Campbell Ewald is a renowned advertising agency with deep roots in the Detroit, MI area. Founded in 1911, the agency boasts clients like USAA, Unilever, Kaiser Permanente and OnStar. Part of an international holding company, the Detroit office employs nearly 500 writers, designers, strategists, account executives, digital producers, editors, and support staff.
In January 2014, Campbell Ewald moved its 1970s-era suburban offices to city center Detroit, occupying five floors in a renovated warehouse that’s part of the Ford Field complex.
Moving from a workspace dominated by private offices and cubes to an open space with more than 100 collaboration areas and a soaring open atrium, the agency’s environment is buzzing with ideas and innovation.
Moving provided Campbell Ewald a blank canvas to reset its ways of working. Its old location, built out in the 1970s, consisted of formal offices, cubicles and closed-door conference rooms. The new space is more informal, with more than 100 collaboration spaces and few private meeting rooms.
Comfortable, casual, multi-purpose furniture helps customize the space for impromptu meetings. Because most of the furnishings are mobile, it’s easy to add another ottoman, table or pullout chair to adapt to changing needs.
“We wanted to provide our creative people with a stimulating and collaborative environment,” said Jari Auger, CFO/COO, Campbell Ewald.
“We moved from a very enclosed environment that severely limited our ability to energize, motivate and empower our strongest asset: our employees.”
The agency’s values of transparency and open communication are reflected in the towering five-story atrium that defines the space and provides visual access to all floors. A 43’ LED multi-functional video wall dominates the atrium with social media feeds, presentations, videos and live events.
Prior to the move, agency employees were distributed across multiple levels, and rarely moved from floor to floor. Today, with ample seating areas, lounge spaces and areas, employees enjoy spontaneous meetings and conversations across the entire footprint.

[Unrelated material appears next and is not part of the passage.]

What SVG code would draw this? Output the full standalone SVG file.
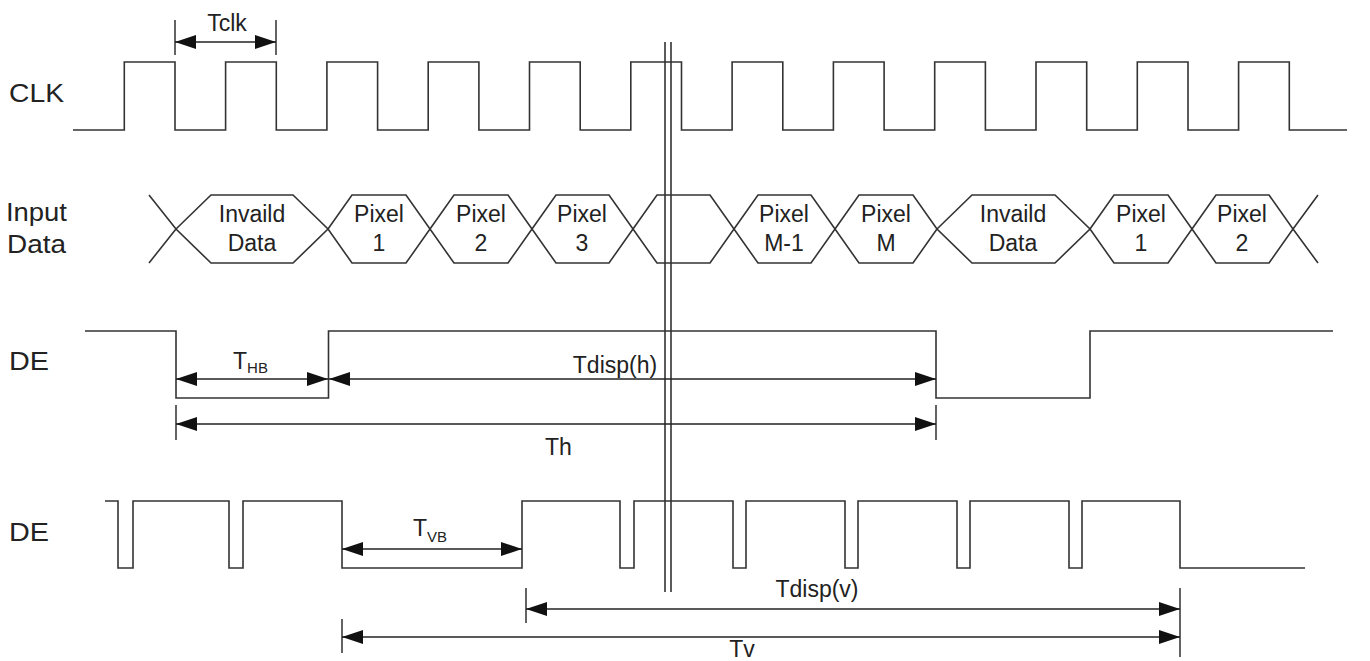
<svg xmlns="http://www.w3.org/2000/svg" width="1370" height="661" viewBox="0 0 1370 661">
<defs>
<style>
.sig{fill:none;stroke:#333;stroke-width:1.6;stroke-linejoin:miter}
.dim{fill:none;stroke:#222;stroke-width:1.4}
.t{font-family:"Liberation Sans",Arial,sans-serif;font-size:23px;fill:#222}
.lbl{font-size:25px}
.c{text-anchor:middle}
.sub{font-size:15px}
</style>
<marker id="ah" viewBox="0 0 21 14" refX="21" refY="7" markerWidth="21" markerHeight="14" markerUnits="userSpaceOnUse" orient="auto-start-reverse">
<path d="M0,0 L21,7 L0,14 Z" fill="#111"/>
</marker>
</defs>
<rect width="1370" height="661" fill="#fff"/>

<g id="labels">
<text class="t lbl" x="9" y="102" textLength="55" lengthAdjust="spacingAndGlyphs">CLK</text>
<text class="t lbl" x="6" y="221" textLength="61" lengthAdjust="spacingAndGlyphs">Input</text>
<text class="t lbl" x="7" y="253" textLength="59" lengthAdjust="spacingAndGlyphs">Data</text>
<text class="t lbl" x="9" y="370" textLength="40" lengthAdjust="spacingAndGlyphs">DE</text>
<text class="t lbl" x="9" y="541" textLength="40" lengthAdjust="spacingAndGlyphs">DE</text>
</g>

<g id="clk">
<path class="sig" d="M73,130 H124.3 V62 H175 V130 H225.6 V62 H276.3 V130 H326.9 V62 H377.6 V130 H428.2 V62 H478.9 V130 H529.5 V62 H580.2 V130 H630.8 V62 H681.5 V130 H732.1 V62 H782.8 V130 H833.4 V62 H884.1 V130 H934.7 V62 H985.4 V130 H1036 V62 H1086.7 V130 H1137.3 V62 H1188 V130 H1238.6 V62 H1289.3 V130 H1347"/>
</g>

<g id="input-data">
<path class="sig" d="M149,195 L176,229 L149,263"/>
<g id="hex-invalid1"><polygon class="sig" points="176,229 211,195 293,195 328,229 293,263 211,263"/>
<text class="t c" x="252" y="222">Invaild</text><text class="t c" x="252" y="251">Data</text></g>
<g id="hex-p1"><polygon class="sig" points="328,229 352,195 406,195 430,229 406,263 352,263"/>
<text class="t c" x="379" y="222">Pixel</text><text class="t c" x="379" y="251">1</text></g>
<g id="hex-p2"><polygon class="sig" points="430,229 454,195 508,195 532,229 508,263 454,263"/>
<text class="t c" x="481" y="222">Pixel</text><text class="t c" x="481" y="251">2</text></g>
<g id="hex-p3"><polygon class="sig" points="532,229 556,195 609,195 633,229 609,263 556,263"/>
<text class="t c" x="582" y="222">Pixel</text><text class="t c" x="582" y="251">3</text></g>
<g id="hex-empty"><polygon class="sig" points="633,229 657,195 710,195 734,229 710,263 657,263"/></g>
<g id="hex-pm1"><polygon class="sig" points="734,229 758,195 811,195 835,229 811,263 758,263"/>
<text class="t c" x="784" y="222">Pixel</text><text class="t c" x="784" y="251">M-1</text></g>
<g id="hex-pm"><polygon class="sig" points="835,229 859,195 913,195 937,229 913,263 859,263"/>
<text class="t c" x="886" y="222">Pixel</text><text class="t c" x="886" y="251">M</text></g>
<g id="hex-invalid2"><polygon class="sig" points="937,229 972,195 1055,195 1090,229 1055,263 972,263"/>
<text class="t c" x="1013" y="222">Invaild</text><text class="t c" x="1013" y="251">Data</text></g>
<g id="hex-p1b"><polygon class="sig" points="1090,229 1114,195 1168,195 1192,229 1168,263 1114,263"/>
<text class="t c" x="1141" y="222">Pixel</text><text class="t c" x="1141" y="251">1</text></g>
<g id="hex-p2b"><polygon class="sig" points="1192,229 1216,195 1269,195 1293,229 1269,263 1216,263"/>
<text class="t c" x="1242" y="222">Pixel</text><text class="t c" x="1242" y="251">2</text></g>
<path class="sig" d="M1318,195 L1293,229 L1318,263"/>
</g>

<g id="de1">
<path class="sig" d="M85,331 H176 V398 H328.5 V331 H936 V398 H1090 V331 H1333"/>
</g>

<g id="de2">
<path class="sig" d="M105,501 H118 V568 H133 V501 H229 V568 H243 V501 H342 V568 H522 V501 H620 V568 H634 V501 H733 V568 H746 V501 H845 V568 H858 V501 H957 V568 H970 V501 H1069 V568 H1082 V501 H1180 V568 H1305"/>
</g>

<g id="break">
<line class="sig" x1="665" y1="42" x2="665" y2="592"/>
<line class="sig" x1="671" y1="42" x2="671" y2="592"/>
</g>

<g id="connectors">
<line class="dim" x1="175" y1="20" x2="175" y2="55"/>
<line class="dim" x1="276" y1="20" x2="276" y2="55"/>
<line class="dim" x1="175" y1="42" x2="276" y2="42" marker-start="url(#ah)" marker-end="url(#ah)"/>

<line class="dim" x1="176" y1="379" x2="328" y2="379" marker-start="url(#ah)" marker-end="url(#ah)"/>
<line class="dim" x1="329" y1="379" x2="936" y2="379" marker-start="url(#ah)" marker-end="url(#ah)"/>
<line class="dim" x1="176" y1="405" x2="176" y2="440"/>
<line class="dim" x1="936" y1="405" x2="936" y2="440"/>
<line class="dim" x1="176" y1="424" x2="936" y2="424" marker-start="url(#ah)" marker-end="url(#ah)"/>

<line class="dim" x1="342" y1="549" x2="522" y2="549" marker-start="url(#ah)" marker-end="url(#ah)"/>
<line class="dim" x1="526" y1="588" x2="526" y2="623"/>
<line class="dim" x1="342" y1="619" x2="342" y2="653"/>
<line class="dim" x1="1180" y1="588" x2="1180" y2="657"/>
<line class="dim" x1="526" y1="609" x2="1180" y2="609" marker-start="url(#ah)" marker-end="url(#ah)"/>
<line class="dim" x1="342" y1="637" x2="1180" y2="637" marker-start="url(#ah)" marker-end="url(#ah)"/>
</g>

<g id="dim-labels">
<text class="t c" x="227" y="31">Tclk</text>
<text class="t" x="233" y="369">T<tspan class="sub" dy="4">HB</tspan></text>
<text class="t c" x="615" y="373">Tdisp(h)</text>
<text class="t" x="545" y="455">Th</text>
<text class="t" x="413" y="536">T<tspan class="sub" dy="6">VB</tspan></text>
<text class="t c" x="817" y="597">Tdisp(v)</text>
<text class="t c" x="742" y="657">Tv</text>
</g>
</svg>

“We really wanted a space to drive change in our culture. We wanted energy and buzz. We wanted to get away from that formal feel and be more informal. We wanted people to start conversations in the kitchen instead of booking a private conference room,” said Kelly Barnes, director, Corporate Communications, Campbell Ewald. “Now people have changed their habits. They’ll say meet me by my desk and we’ll go grab a pod.”

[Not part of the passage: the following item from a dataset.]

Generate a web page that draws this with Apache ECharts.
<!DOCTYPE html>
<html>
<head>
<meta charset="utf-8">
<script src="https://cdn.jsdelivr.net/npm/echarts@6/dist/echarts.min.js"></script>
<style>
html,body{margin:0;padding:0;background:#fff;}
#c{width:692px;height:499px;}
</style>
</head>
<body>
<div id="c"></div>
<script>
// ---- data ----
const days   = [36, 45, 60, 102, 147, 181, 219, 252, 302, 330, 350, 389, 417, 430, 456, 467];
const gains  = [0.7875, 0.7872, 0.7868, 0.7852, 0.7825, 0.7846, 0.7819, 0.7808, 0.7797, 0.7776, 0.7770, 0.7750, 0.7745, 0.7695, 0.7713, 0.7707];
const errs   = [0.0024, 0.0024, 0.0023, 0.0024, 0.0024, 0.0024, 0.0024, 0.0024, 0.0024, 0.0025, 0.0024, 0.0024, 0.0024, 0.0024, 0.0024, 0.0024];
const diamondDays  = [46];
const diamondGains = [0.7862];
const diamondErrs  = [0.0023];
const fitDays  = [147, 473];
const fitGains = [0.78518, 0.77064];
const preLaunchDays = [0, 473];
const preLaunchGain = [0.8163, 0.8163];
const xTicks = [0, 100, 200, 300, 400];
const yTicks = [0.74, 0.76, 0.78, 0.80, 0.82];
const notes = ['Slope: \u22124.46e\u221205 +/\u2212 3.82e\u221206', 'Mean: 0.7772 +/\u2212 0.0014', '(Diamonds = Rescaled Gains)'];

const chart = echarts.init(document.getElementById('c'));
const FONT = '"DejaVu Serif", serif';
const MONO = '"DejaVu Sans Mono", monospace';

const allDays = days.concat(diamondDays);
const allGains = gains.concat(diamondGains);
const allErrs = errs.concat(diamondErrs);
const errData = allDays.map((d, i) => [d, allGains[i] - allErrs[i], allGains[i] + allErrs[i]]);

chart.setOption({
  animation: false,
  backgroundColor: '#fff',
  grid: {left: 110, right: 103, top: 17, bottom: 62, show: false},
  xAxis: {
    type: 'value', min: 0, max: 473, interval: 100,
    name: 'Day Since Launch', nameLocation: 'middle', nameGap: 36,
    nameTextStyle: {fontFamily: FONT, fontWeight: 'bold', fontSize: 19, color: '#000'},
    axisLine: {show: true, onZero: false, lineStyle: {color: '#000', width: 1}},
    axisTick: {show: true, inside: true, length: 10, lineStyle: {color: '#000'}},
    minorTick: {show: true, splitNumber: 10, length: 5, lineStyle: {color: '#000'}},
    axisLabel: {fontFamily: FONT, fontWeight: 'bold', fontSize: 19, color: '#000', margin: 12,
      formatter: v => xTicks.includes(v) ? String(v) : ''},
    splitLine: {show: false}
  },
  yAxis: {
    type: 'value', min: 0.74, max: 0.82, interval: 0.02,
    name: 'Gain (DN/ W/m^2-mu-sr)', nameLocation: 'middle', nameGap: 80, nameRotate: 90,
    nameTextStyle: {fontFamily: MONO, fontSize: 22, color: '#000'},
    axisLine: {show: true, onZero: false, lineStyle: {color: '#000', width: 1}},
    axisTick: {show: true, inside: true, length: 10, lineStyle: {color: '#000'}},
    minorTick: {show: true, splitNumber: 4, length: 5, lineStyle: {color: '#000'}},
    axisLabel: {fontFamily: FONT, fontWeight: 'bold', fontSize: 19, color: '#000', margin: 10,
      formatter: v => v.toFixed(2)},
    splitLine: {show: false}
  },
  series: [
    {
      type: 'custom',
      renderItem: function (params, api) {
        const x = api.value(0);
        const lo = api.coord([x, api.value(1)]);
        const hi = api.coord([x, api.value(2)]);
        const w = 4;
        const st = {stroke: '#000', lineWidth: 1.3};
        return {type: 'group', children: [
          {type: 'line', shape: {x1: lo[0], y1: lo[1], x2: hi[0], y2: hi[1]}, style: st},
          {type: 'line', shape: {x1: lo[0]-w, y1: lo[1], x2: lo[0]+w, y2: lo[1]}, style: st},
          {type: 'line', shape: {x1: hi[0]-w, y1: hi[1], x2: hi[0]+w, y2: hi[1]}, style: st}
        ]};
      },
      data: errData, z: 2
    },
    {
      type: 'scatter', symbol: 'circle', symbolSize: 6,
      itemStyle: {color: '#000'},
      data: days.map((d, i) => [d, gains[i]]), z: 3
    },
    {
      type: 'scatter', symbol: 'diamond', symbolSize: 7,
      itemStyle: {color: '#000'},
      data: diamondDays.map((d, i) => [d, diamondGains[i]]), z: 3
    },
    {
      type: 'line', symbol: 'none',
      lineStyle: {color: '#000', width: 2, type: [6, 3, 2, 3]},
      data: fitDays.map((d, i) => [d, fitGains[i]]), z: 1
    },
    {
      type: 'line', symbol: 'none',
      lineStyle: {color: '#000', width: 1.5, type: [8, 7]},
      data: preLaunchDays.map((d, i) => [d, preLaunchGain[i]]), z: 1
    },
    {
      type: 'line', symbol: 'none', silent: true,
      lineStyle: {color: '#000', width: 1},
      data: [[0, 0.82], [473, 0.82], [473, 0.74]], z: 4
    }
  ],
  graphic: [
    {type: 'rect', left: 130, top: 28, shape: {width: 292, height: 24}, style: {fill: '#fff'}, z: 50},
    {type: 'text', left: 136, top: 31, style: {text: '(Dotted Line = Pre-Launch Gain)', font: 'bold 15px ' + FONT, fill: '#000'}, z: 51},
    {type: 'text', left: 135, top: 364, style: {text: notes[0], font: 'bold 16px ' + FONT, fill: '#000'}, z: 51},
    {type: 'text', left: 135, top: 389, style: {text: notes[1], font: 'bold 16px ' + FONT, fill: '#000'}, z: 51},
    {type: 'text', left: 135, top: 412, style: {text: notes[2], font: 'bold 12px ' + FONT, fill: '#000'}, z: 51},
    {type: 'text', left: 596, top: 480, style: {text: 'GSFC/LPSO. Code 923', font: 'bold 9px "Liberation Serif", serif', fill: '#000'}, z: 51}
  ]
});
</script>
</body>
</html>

“We wanted the CE space to drive a change in their culture and transparency is the key to connecting and feeling connected,” said Jaimelyn Neher, LEED AP BD+C, Designer, Neumann/Smith. “From a design perspective, transparency is evident through the building materials such as glass walls in conference rooms and the atrium connecting all the floors together.”
The agency makes its living selling ideas, so its space needed to inspire new ways of thinking and working.

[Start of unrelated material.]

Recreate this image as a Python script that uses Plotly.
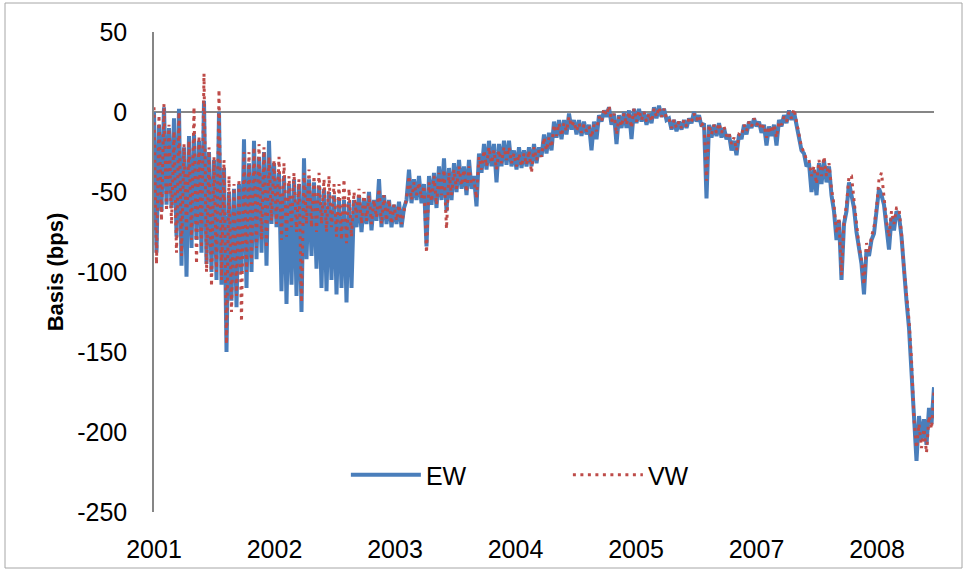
import plotly.graph_objects as go

# Tick labels of the category-like time axis (one label every ~48.2 observations)
year_labels = ["2001", "2002", "2003", "2004", "2005", "2007", "2008"]
label_step = 48.2
y_ticks = [50, 0, -50, -100, -150, -200, -250]
y_tick_text = ["50", "0", "-50", "-100", "-150", "-200", "-250"]

# EW basis (bps)
ew = [
    0, -88, -8, -62, 3, -58, -10, -60, -4, -78,
    2, -96, -22, -103, -15, -85, -14, -80, -18, -88,
    7, -95, -25, -100, -30, -105, 0, -108, -35, -150,
    -50, -118, -48, -122, -45, -100, -17, -110, -32, -100,
    -18, -92, -28, -88, -25, -96, -18, -70, -32, -72,
    -38, -112, -40, -120, -45, -108, -42, -115, -45, -125,
    -29, -92, -42, -90, -44, -98, -46, -110, -48, -112,
    -50, -105, -52, -114, -55, -110, -55, -119, -56, -110,
    -55,
    -72, -52, -75, -55, -70, -50, -74, -55, -68, -42,
    -72, -52, -70, -55, -72, -58, -70, -56, -72, -60,
    -55, -36, -57, -42, -55, -40, -57, -45, -84, -40,
    -58, -38, -60, -34, -55, -29, -62, -35, -55, -32,
    -50, -30, -48, -34, -52, -30, -48, -40, -59, -26,
    -38, -20, -36, -18, -34, -20, -44, -20, -34, -18,
    -33, -18, -34, -24, -36, -22, -35, -24, -34, -22,
    -34, -20, -32, -22, -28, -14, -26, -13, -24, -6,
    -16, -5, -17, -5, -14, -1, -11, -5, -14, -5,
    -15, -6, -14, -8, -24, -6, -17, -2, -6, 1,
    -3, 3, -8, -1, -20, -2, -10, 0, -10, 1,
    -17, 2, -7, 2, -6, 0, -8, -1, -7, 3,
    -4, 4, -3, 2, -5, -4, -11, -5, -12, -6,
    -11, -5, -10, -4, -7, 0, -6, -2, -9, -7,
    -54, -8, -16, -8, -15, -7, -16, -10, -17, -14,
    -24, -18, -27, -14, -17, -8, -14, -6, -10, -4,
    -9, -6, -13, -8, -21, -9, -15, -8, -21, -5,
    -9, -2, -7, 1, -5, 0, -8, -18, -24, -26,
    -34, -32, -50, -36, -52, -32, -45, -30, -44, -34,
    -52, -62, -80, -68, -105, -70, -62, -44, -52, -60,
    -75, -86, -95, -114, -86, -90, -80, -76, -62, -48,
    -52, -58, -72, -86, -66, -74, -62, -65, -78, -100,
    -118, -135, -160, -195, -218, -190, -205, -192, -208, -185,
    -195, -172,
]

# VW basis (bps)
vw = [
    3, -95, -2, -68, 5, -62, -8, -70, -12, -88,
    0, -90, -20, -75, -18, -80, 3, -95, -15, -85,
    24, -100, -22, -109, -28, -100, 14, -105, -30, -145,
    -40, -125, -45, -115, -42, -131, -25, -100, -25, -95,
    -22, -85, -20, -80, -22, -85, -28, -68, -30, -70,
    -28, -80, -32, -78, -40, -72, -38, -75, -42, -119,
    -38, -70, -36, -72, -40, -75, -38, -70, -42, -75,
    -40, -72, -45, -78, -45, -80, -42, -82, -48, -78,
    -50,
    -66, -48, -70, -50, -68, -52, -70, -55, -66, -48,
    -70, -52, -68, -55, -70, -58, -68, -58, -70, -62,
    -54, -40, -55, -44, -52, -44, -54, -46, -88, -44,
    -56, -40, -58, -38, -52, -36, -73, -38, -52, -36,
    -48, -34, -46, -36, -50, -34, -45, -42, -54, -28,
    -36, -24, -34, -22, -32, -24, -36, -24, -32, -22,
    -30, -22, -32, -26, -34, -26, -34, -26, -33, -24,
    -38, -22, -30, -24, -28, -16, -24, -16, -22, -8,
    -15, -7, -15, -7, -12, -3, -9, -6, -12, -7,
    -13, -8, -12, -9, -16, -8, -12, -3, -6, 2,
    -2, 4, -6, -1, -14, -3, -9, -1, -8, 0,
    -10, 2, -6, 1, -5, 0, -6, -1, -6, 2,
    -3, 3, -3, 2, -4, -4, -10, -5, -10, -6,
    -10, -5, -9, -4, -6, -1, -5, -2, -8, -7,
    -43, -8, -14, -8, -13, -7, -13, -9, -15, -13,
    -20, -16, -24, -14, -15, -8, -12, -6, -9, -4,
    -8, -6, -11, -8, -16, -9, -13, -8, -16, -6,
    -8, -3, -6, 0, -4, 2, -6, -14, -22, -25,
    -30, -30, -40, -34, -45, -30, -40, -28, -40, -32,
    -48, -58, -76, -66, -102, -68, -58, -40, -40, -55,
    -72, -84, -92, -108, -82, -88, -78, -72, -60, -42,
    -38, -55, -68, -78, -62, -70, -60, -60, -76, -98,
    -112, -130, -155, -192, -210, -195, -210, -198, -213, -190,
    -198, -175,
]

obs = list(range(len(ew)))
tick_pos = [k * label_step for k in range(len(year_labels))]

FONT = "Liberation Sans, Arial, sans-serif"
TICK_SIZE = 25

fig = go.Figure()
fig.add_trace(go.Scatter(
    x=obs, y=ew, name="EW", mode="lines",
    line=dict(color="#4A7EBB", width=4),
))
fig.add_trace(go.Scatter(
    x=obs, y=vw, name="VW", mode="lines",
    line=dict(color="#BE4B48", width=3, dash="3px,4.5px"),
))

fig.update_layout(
    width=967, height=571,
    margin=dict(l=154, r=33, t=32, b=59),
    paper_bgcolor="white", plot_bgcolor="white",
    font=dict(family=FONT, size=TICK_SIZE, color="black"),
    showlegend=True,
    legend=dict(
        orientation="h", x=0.246, y=0.077, xanchor="left", yanchor="middle",
        bgcolor="rgba(0,0,0,0)", entrywidth=137, entrywidthmode="pixels",
        itemwidth=70, font=dict(family=FONT, size=TICK_SIZE, color="black"),
    ),
    xaxis=dict(
        range=[0, len(ew) - 1], showgrid=False, zeroline=False, showline=False,
        tickmode="array", tickvals=tick_pos, ticktext=year_labels,
        ticks="", ticklabelstandoff=20, automargin=False,
        tickfont=dict(family=FONT, size=TICK_SIZE, color="black"),
    ),
    yaxis=dict(
        range=[-250, 50], showgrid=False,
        tickmode="array", tickvals=y_ticks, ticktext=y_tick_text,
        zeroline=True, zerolinecolor="#868686", zerolinewidth=1.5,
        showline=True, linecolor="#868686", linewidth=1.5,
        ticks="", ticklabelstandoff=20, automargin=False,
        tickfont=dict(family=FONT, size=TICK_SIZE, color="black"),
        title=dict(text="<b>Basis (bps)</b>", standoff=8,
                   font=dict(family=FONT, size=22, color="black")),
    ),
    shapes=[dict(
        type="rect", xref="paper", yref="paper",
        x0=(5 - 154) / 780, x1=(962 - 154) / 780,
        y0=(512 - 568) / 480, y1=(512 - 3) / 480,
        line=dict(color="#A6A6A6", width=1), fillcolor="rgba(0,0,0,0)",
        layer="below",
    )],
)

fig.write_html(
    "out.html",
    config={"displayModeBar": False},
    post_script="document.body.style.margin='0';document.body.style.overflow='hidden';",
)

Its new space includes two tree houses perched atop cement beams, accessible via ship’s ladder and a scaffolding bridge. These hideouts feature four leather chairs and a table, perfect for a small group meeting or individual privacy.
Indoor and outdoor patio spaces provide a change of scenery with views of Ford Field’s concourse and Comerica Park. Each features seating areas, complete with wifi, television screens and even heaters for the chilly Michigan winters.
“Our goal was to provide employees with the best overall experience to breed creativity and innovation,” said Auger.
“It’s amazing how much the space has contributed to ideas for our clients and better morale for our company.”
The agency’s brand immersion area features multiple interactive touchscreens so clients and agency staffers can co-create in real time.
Forty television screens connected to Apple TV are scattered throughout the office, allowing employees to wirelessly sync their phones, laptops, tablets and other devices to share videos, drawings and presentations virtually anywhere.
“One of our biggest process changes since the move is the shift from being paper heavy to totally digital. We now have fewer filing cabinets and less desk space, so people are more apt to save electronically,” Auger said.
“This city is a hotbed of aspiring creative and entrepreneurial talent and we wanted to be part of that vibrancy and energy, as well as contribute to the innovation and creativity that are fueling the city’s comeback. We wanted to bring our employees together in a contemporary, vibrant atmosphere to inspire ideas that will result in game- changing solutions for our clients.”